The Sentencing Guidelines as originally passed were considered mandatory and judges had only a limited ability to deviate from them. But in United States v. Booker the Supreme Court found the guidelines to be advisory. While the courts have the ability to deviate from the Guideline deviations are limited and must be reasonable.
At sentencing and on appeal Miller objected to the courts adoption of the Probation Department’s recommendation that that the sentencing guidelines be enhanced by an undue influence enhancement. However such enhancement, while subject to rebuttal are required in cases where there is an age difference of over ten years. Neither the trial court not the Seventh Circuit found that the enhancement had been rebutted despite some evidence that the juvenile had prior sexual experiences and seemed open to a romantic relationship with Miller.
The second issue on appeal was the government’s use of surprize evidence at the sentencing hearing.
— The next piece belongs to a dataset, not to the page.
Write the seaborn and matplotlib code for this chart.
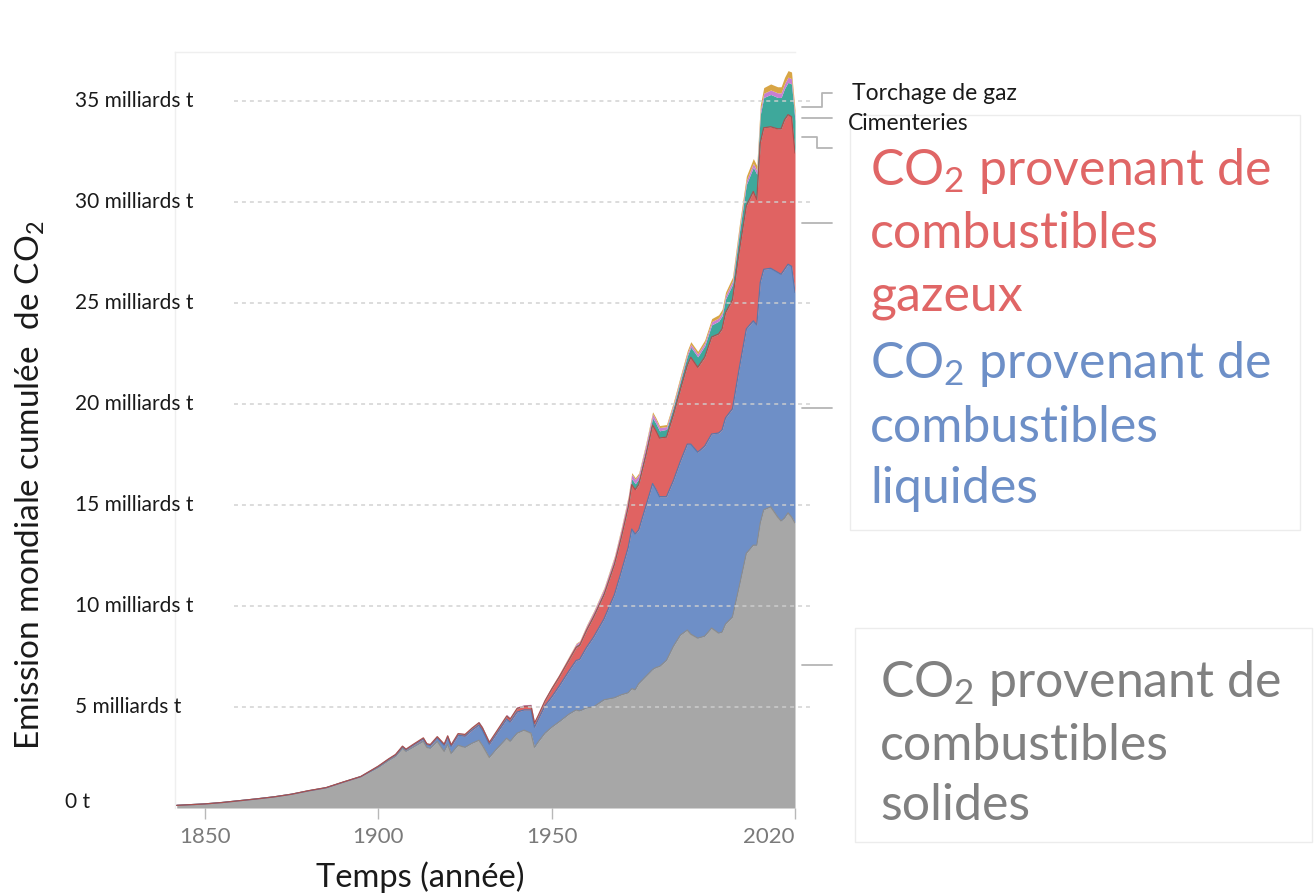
import numpy as np
import pandas as pd
import seaborn as sns
import matplotlib.pyplot as plt
from matplotlib.patches import Rectangle

# émissions annuelles mondiales de CO2 par source (milliards de tonnes)
annees = [1842, 1850, 1855, 1860, 1865, 1870, 1875, 1880, 1885, 1890,
          1895, 1900, 1903, 1905, 1907, 1908, 1910, 1913, 1914, 1915,
          1917, 1919, 1920, 1921, 1923, 1925, 1927, 1929, 1930, 1932,
          1934, 1937, 1938, 1940, 1942, 1944, 1945, 1946, 1948, 1950,
          1952, 1955, 1957, 1958, 1960, 1962, 1965, 1968, 1970, 1972,
          1973, 1974, 1975, 1977, 1979, 1980, 1981, 1983, 1985, 1987,
          1989, 1990, 1992, 1994, 1996, 1998, 1999, 2000, 2002, 2004,
          2006, 2008, 2009, 2010, 2011, 2013, 2015, 2016, 2017, 2018,
          2019, 2020]

solide = [0.13, 0.20, 0.27, 0.36, 0.45, 0.55, 0.68, 0.85, 1.00, 1.28,
          1.55, 2.00, 2.35, 2.55, 2.95, 2.80, 3.00, 3.30, 3.00, 2.95,
          3.30, 2.80, 3.15, 2.70, 3.10, 3.00, 3.20, 3.35, 3.10, 2.50,
          2.90, 3.45, 3.30, 3.70, 3.85, 3.70, 3.00, 3.25, 3.70, 4.00,
          4.25, 4.65, 4.85, 4.80, 4.95, 5.00, 5.35, 5.45, 5.60, 5.70,
          5.90, 5.85, 6.15, 6.50, 6.85, 6.95, 7.00, 7.30, 8.00, 8.55,
          8.80, 8.60, 8.40, 8.50, 8.90, 8.65, 8.70, 9.10, 9.45, 11.0,
          12.6, 13.0, 13.0, 14.1, 14.75, 14.9, 14.4, 14.2, 14.35, 14.6,
          14.4, 14.1]

liquide = [0.0, 0.0, 0.0, 0.0, 0.0, 0.0, 0.0, 0.0, 0.0, 0.0,
           0.0, 0.05, 0.06, 0.07, 0.08, 0.08, 0.10, 0.12, 0.13, 0.14,
           0.17, 0.30, 0.35, 0.35, 0.50, 0.55, 0.65, 0.75, 0.75, 0.65,
           0.75, 0.95, 0.95, 1.05, 1.00, 1.15, 1.00, 1.10, 1.35, 1.50,
           1.75, 2.15, 2.45, 2.55, 3.00, 3.45, 4.00, 5.10, 6.10, 7.20,
           7.90, 7.70, 7.60, 8.40, 9.20, 8.80, 8.40, 8.10, 8.20, 8.60,
           9.20, 9.40, 9.20, 9.40, 9.60, 9.90, 10.0, 10.2, 10.3, 10.8,
           11.1, 11.1, 10.9, 11.9, 11.9, 11.8, 12.1, 12.2, 12.3, 12.3,
           12.4, 11.4]

gazeux = [0.0, 0.0, 0.0, 0.0, 0.0, 0.0, 0.0, 0.01, 0.01, 0.01,
          0.01, 0.02, 0.02, 0.03, 0.03, 0.03, 0.04, 0.05, 0.05, 0.05,
          0.06, 0.06, 0.07, 0.07, 0.08, 0.09, 0.10, 0.12, 0.12, 0.10,
          0.12, 0.15, 0.15, 0.18, 0.18, 0.20, 0.20, 0.20, 0.25, 0.40,
          0.45, 0.55, 0.65, 0.70, 0.85, 1.00, 1.20, 1.50, 1.70, 2.00,
          2.20, 2.20, 2.25, 2.50, 2.90, 2.90, 2.90, 2.95, 3.25, 3.55,
          3.90, 4.30, 4.20, 4.40, 4.80, 4.90, 5.00, 5.20, 5.40, 5.80,
          6.10, 6.40, 6.20, 6.90, 7.00, 7.00, 7.10, 7.20, 7.40, 7.40,
          7.40, 6.90]

ciment = [0.0, 0.0, 0.0, 0.0, 0.0, 0.0, 0.0, 0.0, 0.0, 0.0,
          0.0, 0.0, 0.0, 0.0, 0.0, 0.0, 0.0, 0.01, 0.01, 0.01,
          0.01, 0.01, 0.02, 0.02, 0.02, 0.03, 0.03, 0.04, 0.04, 0.03,
          0.04, 0.05, 0.05, 0.05, 0.05, 0.04, 0.03, 0.04, 0.05, 0.06,
          0.07, 0.09, 0.10, 0.11, 0.13, 0.15, 0.18, 0.21, 0.24, 0.27,
          0.29, 0.29, 0.29, 0.32, 0.35, 0.36, 0.36, 0.38, 0.40, 0.43,
          0.47, 0.50, 0.52, 0.56, 0.60, 0.63, 0.65, 0.68, 0.75, 0.90,
          1.05, 1.20, 1.25, 1.40, 1.50, 1.60, 1.55, 1.55, 1.55, 1.60,
          1.62, 1.60]

torchage = [0.0, 0.0, 0.0, 0.0, 0.0, 0.0, 0.0, 0.0, 0.0, 0.0,
            0.0, 0.0, 0.0, 0.0, 0.0, 0.0, 0.0, 0.0, 0.0, 0.0,
            0.0, 0.0, 0.01, 0.01, 0.01, 0.01, 0.02, 0.02, 0.02, 0.02,
            0.02, 0.03, 0.03, 0.03, 0.03, 0.04, 0.04, 0.04, 0.05, 0.05,
            0.06, 0.07, 0.08, 0.08, 0.09, 0.10, 0.12, 0.15, 0.18, 0.20,
            0.22, 0.22, 0.20, 0.20, 0.20, 0.18, 0.16, 0.14, 0.13, 0.13,
            0.13, 0.14, 0.14, 0.15, 0.16, 0.16, 0.16, 0.17, 0.18, 0.19,
            0.19, 0.19, 0.19, 0.20, 0.21, 0.22, 0.23, 0.23, 0.24, 0.26,
            0.26, 0.24]

autre = [0.0, 0.0, 0.0, 0.0, 0.0, 0.0, 0.0, 0.0, 0.0, 0.0,
         0.0, 0.0, 0.0, 0.0, 0.0, 0.0, 0.0, 0.0, 0.0, 0.0,
         0.0, 0.0, 0.0, 0.0, 0.0, 0.0, 0.0, 0.0, 0.0, 0.0,
         0.0, 0.0, 0.0, 0.0, 0.0, 0.0, 0.0, 0.0, 0.0, 0.02,
         0.02, 0.03, 0.03, 0.03, 0.04, 0.04, 0.05, 0.06, 0.07, 0.08,
         0.08, 0.08, 0.08, 0.09, 0.10, 0.10, 0.10, 0.10, 0.11, 0.12,
         0.13, 0.13, 0.13, 0.14, 0.15, 0.16, 0.16, 0.17, 0.18, 0.20,
         0.22, 0.24, 0.24, 0.26, 0.28, 0.30, 0.30, 0.30, 0.31, 0.32,
         0.33, 0.30]

graduations_y = [5, 10, 15, 20, 25, 30, 35]
etiquettes_y = ["5 milliards t", "10 milliards t", "15 milliards t", "20 milliards t",
                "25 milliards t", "30 milliards t", "35 milliards t"]
graduations_x = [1850, 1900, 1950, 2020]

df = pd.DataFrame({"annee": annees, "solide": solide, "liquide": liquide, "gazeux": gazeux,
                   "ciment": ciment, "torchage": torchage, "autre": autre})
couches = ["solide", "liquide", "gazeux", "ciment", "torchage", "autre"]
couleurs = ["#a7a7a7", "#6e8fc7", "#e06362", "#3ea89b", "#c77fd2", "#d8a545"]
bords = ["#8c8c8c", "#5a77aa", "#a8504f", None, None, None]

sns.set_theme(style="white")
plt.rcParams['font.family'] = ['Lato', 'DejaVu Sans']
plt.rcParams['mathtext.fontset'] = 'custom'
plt.rcParams['mathtext.rm'] = 'Lato'
plt.rcParams['mathtext.it'] = 'Lato:italic'
plt.rcParams['mathtext.bf'] = 'Lato:bold'

W, H = 1316, 894
fig = plt.figure(figsize=(W / 100, H / 100), dpi=100)
ax = fig.add_axes([175 / W, 86 / H, 620 / W, 756 / H])

cumul = df[couches].cumsum(axis=1)
bas = np.zeros(len(df))
for nom, coul in zip(couches, couleurs):
    haut = cumul[nom].values
    ax.fill_between(df["annee"], bas, haut, color=coul, lw=0, zorder=2)
    bas = haut
for nom, bord in zip(couches, bords):
    if bord:
        sns.lineplot(x=df["annee"], y=cumul[nom].values, ax=ax, color=bord, lw=0.9, zorder=3)

ax.set_xlim(1841.5, 2020)
ax.set_ylim(0, 37.4)

# grille pointillée
for v in graduations_y:
    ax.axhline(v, xmin=0.095, xmax=1.024, color="#cfcfcf", ls=(0, (2.2, 2.2)), lw=1.3,
               alpha=0.8, clip_on=False, zorder=4)

# étiquettes y
ty = ax.get_yaxis_transform()
for v, lab in zip(graduations_y, etiquettes_y):
    ax.text(-0.161, v, lab, transform=ty, ha="left", va="center", fontsize=15, color="#1a1a1a")
ax.text(-0.177, 0.3, "0 t", transform=ty, ha="left", va="center", fontsize=15, color="#1a1a1a")
ax.set_yticks([])
ax.set_ylabel("")
ax.set_xlabel("")

ax.set_xticks(graduations_x)
ax.set_xticklabels([str(a) for a in graduations_x])
ax.tick_params(axis="x", bottom=True, length=8, width=1, color="#b8b8b8",
               labelcolor="#7a7a7a", labelsize=16, pad=6)
ax.get_xticklabels()[-1].set_ha("right")

for s in ["right", "bottom"]:
    ax.spines[s].set_visible(False)
for s in ["left", "top"]:
    ax.spines[s].set_color("#efefef")
    ax.spines[s].set_linewidth(1)

# traits de rappel vers les étiquettes
fin = cumul.iloc[-1]
debut = cumul.iloc[-1] - df[couches].iloc[-1]
mil = (fin + debut) / 2
trait = dict(color="#b5b5b5", lw=1.3, clip_on=False, transform=ty)
for nom in ["solide", "liquide", "gazeux", "torchage"]:
    ax.plot([1.012, 1.06], [mil[nom], mil[nom]], **trait)
yc = mil["ciment"]
ax.plot([1.012, 1.035, 1.035, 1.06], [yc, yc, yc - 0.55, yc - 0.55], **trait)
ya = mil["autre"]
ax.plot([1.012, 1.043, 1.043, 1.06], [ya + 0.3, ya + 0.3, ya + 1.0, ya + 1.0], **trait)


def px(x, y):
    return x / W, 1 - y / H


fig.text(*px(852, 100), "Torchage de gaz", fontsize=16.5, color="#1a1a1a", va="baseline")
fig.text(*px(848, 130), "Cimenteries", fontsize=16.5, color="#1a1a1a", va="baseline")

blocs = [
    (870, [185, 248, 310], ["CO$_2$ provenant de", "combustibles", "gazeux"], "#e06666"),
    (870, [378, 442, 503], ["CO$_2$ provenant de", "combustibles", "liquides"], "#6d8fc7"),
    (880, [697, 760, 820], ["CO$_2$ provenant de", "combustibles", "solides"], "#808080"),
]
for x0, bases, lignes, coul in blocs:
    for yb, txt in zip(bases, lignes):
        fig.text(*px(x0, yb), txt, fontsize=36, color=coul, va="baseline", ha="left")

# cadres pâles autour des légendes
fig.add_artist(Rectangle(px(850, 530), 450 / W, 415 / H, transform=fig.transFigure,
                         fill=False, edgecolor="#ececec", lw=1))
fig.add_artist(Rectangle(px(855, 842), 457 / W, 214 / H, transform=fig.transFigure,
                         fill=False, edgecolor="#ececec", lw=1))

fig.text(*px(30, 485), "Emission mondiale cumulée  de CO$_2$", rotation=90,
         fontsize=24, color="#1a1a1a", ha="center", va="center")
fig.text(*px(420, 877), "Temps (année)", fontsize=23.5, color="#1a1a1a", ha="center", va="center")

fig.savefig("out.png", dpi=100)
Specifically, the government introduced photo albums showing Miller with other minors. When Miller’s attorney objected, the court gave him a five minute recess to talk to his client. He said thank you and did not further object. Therefore the appellate court found that Miller waived any objection on appeal.
The final issue was the fifty percent upward deviation from the guidelines. The trial court based its decision on the high rate of recidivism among sex offenders. The appellate court rejected the finding and returned the case to the trial court for resentencing. First it found that if there is a high rate of recidivism it applies to all people charged with the crime and the Sentencing Commission would have taken this into consideration in writing the guidelines. Second it found there was no evidence at the sentencing hearing that supported a belief in a high rate of recidivism and there is evidence to the contrary. Therefore it reversed the sentence.